Мой близкий друг, специалист по акупунктуре, летит в Уфу, где проведет лето с коллегой, и я попросила его навестить твою маму… К сожалению, Евгений Петрович Кожевников застал твою маму в очень плохом состоянии. Она не двигалась, была ссутулена, не могла говорить. Очевидно, она перенесла инсульт. ЕП привел к ней своего коллегу, и им с помощью иглоукалывания удалось немного ее оживить… [и твоя] мама начала реагировать на слова. Но ЕП вернулся очень расстроенный тем, что он видел: он сказал, что твоя мама угасает. Не знаю, что с этим делать. Наверное, ты не сможешь привезти ее к себе; она не переживет переезда, и, по-моему, она этого не захочет. Приехать тебе самому? Проблематично. К счастью, теперь у нас другие времена, все улучшается. К сожалению, остаются дураки и идиоты, но им труднее действовать. Так что я ничего не могу тебе посоветовать. Думаю, правда, что неплохо будет позвонить тому врачу в Уфу; он очень известен в городе. Во-первых, ты получишь сведения из первых рук… а во-вторых, может быть, тебе удастся организовать медицинскую помощь… Не откладывай – по словам Евгения Петровича, времени осталось немного».

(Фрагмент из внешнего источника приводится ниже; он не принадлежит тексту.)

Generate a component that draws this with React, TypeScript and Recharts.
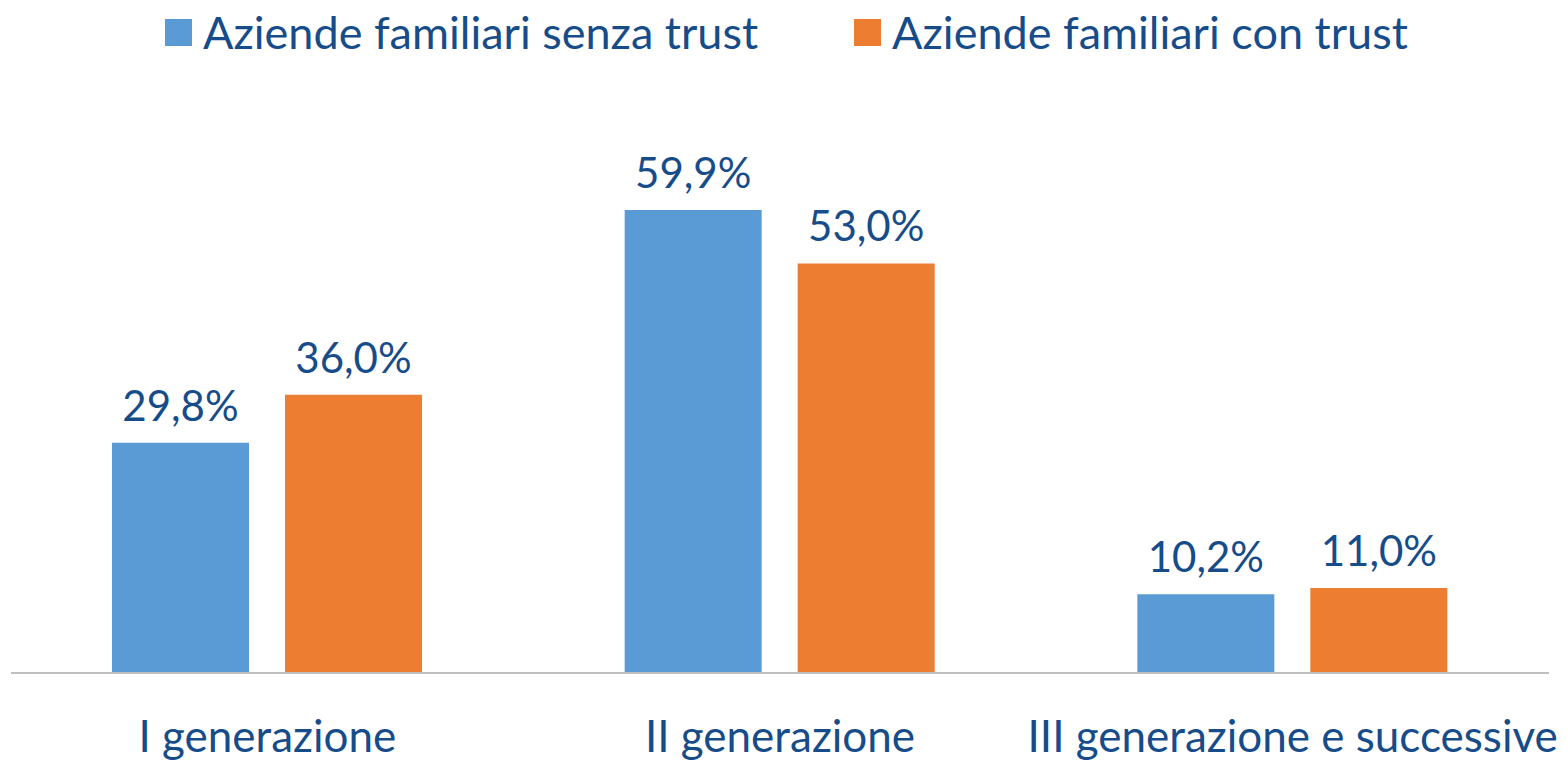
import { BarChart, Bar, XAxis, YAxis, LabelList } from 'recharts'

const categories = ['I generazione', 'II generazione', 'III generazione e successive']
const senzaTrust = [29.8, 59.9, 10.2]
const conTrust = [36.0, 53.0, 11.0]
const seriesNames = ['Aziende familiari senza trust', 'Aziende familiari con trust']
const seriesColors = ['#5B9BD5', '#ED7D31']

const data = categories.map((name, i) => ({
  name,
  senza: senzaTrust[i],
  con: conTrust[i],
}))

const textColor = '#174C8A'
const font = 'Lato, "Open Sans", sans-serif'

const fmt = (v: number) => v.toFixed(1).replace('.', ',') + '%'

export default function App() {
  return (
    <div style={{ position: 'relative', width: 1567, height: 760, fontFamily: font }}>
      <style>{'body{margin:0}'}</style>
      <div style={{ position: 'absolute', top: 6, left: 165, display: 'flex', alignItems: 'center', zIndex: 2 }}>
        {seriesNames.map((n, i) => (
          <div key={n} style={{ display: 'flex', alignItems: 'center', marginRight: i === 0 ? 96 : 0 }}>
            <div style={{ width: 27, height: 27, background: seriesColors[i], marginRight: 11 }} />
            <span style={{ fontSize: 45, color: textColor, lineHeight: '52px', whiteSpace: 'nowrap' }}>{n}</span>
          </div>
        ))}
      </div>
      <BarChart
        width={1567}
        height={760}
        data={data}
        margin={{ top: 132, right: 18, bottom: 0, left: 11 }}
        barSize={137}
        barGap={36}
      >
        <XAxis
          dataKey="name"
          height={87}
          tickLine={false}
          axisLine={{ stroke: '#BFBFBF', strokeWidth: 2 }}
          tick={{ fill: textColor, fontSize: 44, fontFamily: font }}
          dy={40}
          interval={0}
        />
        <YAxis hide domain={[0, 70]} />
        <Bar dataKey="senza" fill={seriesColors[0]} isAnimationActive={false}>
          <LabelList dataKey="senza" position="top" offset={22} formatter={fmt} fill={textColor} fontSize={42} fontFamily={font} />
        </Bar>
        <Bar dataKey="con" fill={seriesColors[1]} isAnimationActive={false}>
          <LabelList dataKey="con" position="top" offset={22} formatter={fmt} fill={textColor} fontSize={42} fontFamily={font} />
        </Bar>
      </BarChart>
    </div>
  )
}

Это письмо от Любы Романковой (Мясниковой) от 9 октября 1987 г. подтвердило опасения Рудольфа. Он уже много месяцев не разговаривал с матерью и то и дело видел о ней тревожные сны (в одном он видел ее наверху лестницы, но не мог к ней подняться, потому что ступеньки были сделаны из хлеба). В уфимской квартире, где Фарида жила с внучкой Альфией и ее семьей, был телефон, но в те разы, когда Рудольфу удавалось дозвониться, Альфия обещала позвать Фариду, и звонок тут же обрывался. Дус, которая ездила в Санкт-Петербург весной 1986 г. на выставку «Три поколения Уайетов в американском искусстве», провела вечер в квартире Романковых и тоже тщетно пыталась дозвониться. После того как Дус вернулась в Париж, Люба проявила упорство и «на сотый раз» дозвонилась до Альфии, которая сказала, что Фарида уже долго болеет. «Врачи ничем не могли ей помочь, и Альфия не знала, к кому обратиться». Ее мать Лиля (глухонемая сестра Рудольфа) тоже была прикована к постели; она осталась почти парализованной после того, как на улице ее сбила машина. В дополнение к тому, что она «металась между двумя беспомощными, немыми женщинами», Альфия работала бухгалтером и заботилась о муже и четырехлетнем сыне. «Никогда я не видел такой нищеты», – сказал Евгений Петрович Любе по возвращении. Он призывал ее немедленно связаться с Рудольфом и сказать: если он сам не может приехать в Россию, по крайней мере, пусть устроит так, чтобы его мать «умерла в нормальных условиях». Но, помня, что в прошлом ее письма не доходили до танцовщика, Люба подумала, что лучше подождать до октября, когда она уехала из Санкт-Петербурга в археологическую экспедицию в Таджикистан. «Спешу написать тебе отсюда, чтобы передать письмо москвичам, – добавила она. – Завтра они улетают домой и отправят письмо оттуда».